Is this test checking one thing or many things? Without the context information it’s hard to tell. If the cheque printing system is used for anything else, I’d pull out the fact that cheque numbers are unique and start from a configured number into a separate page. If we only ever print salary cheques, it’s probably part of a single thing (salary cheque printing).

Now, let’s clean it up. Let’s try to work back and drop all the incidental stuff. Let’s use a nice descriptive title, such as “Payroll Cheque Printing”. And let’s add a paragraph that explains the structure of the test.

A cheque has the payee name, amount, payment date. A cheque does not have a name and a salary. If the cheque is printed on a statement, it also has an address that will be used for automatic envelope packaging. A combination of a name and address should be enough for us to match the employee with his cheque — we don’t really need the database IDs. We can make the system more testable by agreeing on an ordering rule, whatever it is. For example, alphabetic by name.

Let’s also pull the context to the start of the test. Our context is the payroll date and the next available cheque number, along with employee salary data. Let’s make it explicit what the number is for, so that the readers don’t have to figure this out for themselves in the future. We can also make this block stick out visually to show that it is about the context.

The action that gets kicked off doesn’t necessarily need to be listed in the test. A payroll run can be executed implicitly by the table that checks payroll results. This is an example of focusing on what’s being tested instead of how it is being checked. There is no need to have a separate step that says “Next we pay them”.

Let’s also rename that paycheck inspector to something that makes more sense. Because we want whoever automates this to ensure that we check for all cheques printed, let’s put that in the header. Otherwise, someone might use subset matching and the system might print every cheque twice and we won’t notice.

And here is the cleaned version.

Much easier to understand, without all that incidental stuff. And now comes the punchline. When we look at the test like this, without database IDs, without all the unnecessary clutter, we can have a nice shot at answering the question “Are we missing something?”. What are the edge cases that might break this? We don’t really need to ensure validity of employee data, hopefully that’s done in another part of the system. But is there any kind of valid employee data that would be an edge case for this test - can we play with the numbers to make this illogical in some way?

An obvious answer to that is - what happens if an employee has a salary of 0? Do we still print the cheque? The rule as we described it says “One cheque per employee” - so any employees that have been fired years ago and no longer receive salaries would still get cheques printed, with zeroes on them. We could then have a discussion with the business on making this rule stronger and ensuring that cheques don’t go out when they don’t need to do.

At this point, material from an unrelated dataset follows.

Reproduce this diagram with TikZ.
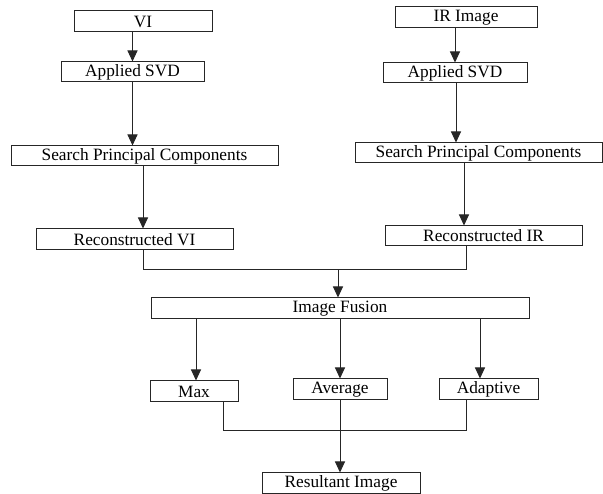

FitNesse gets a lot of bad reputation because of this kind of broken tests. Concordion was built as an answer. Some people at my recent workshop on this example pointed out that Given-When-Then structure of Cucumber would be better at preventing some of these problems. I don’t think so. It’s not about the tools - people can do this kind of bad test design with any tool, and likewise they could do nice and clean tests with FitNesse. I guess the fact that the basic examples coming with FitNesse are so bad doesn’t help, but the problem is not in the tool. It’s about the process and effort put into making the tests easy to understand. The funny thing is it doesn’t take a lot more effort to make the test nice and clean, but it brings a lot more value that way.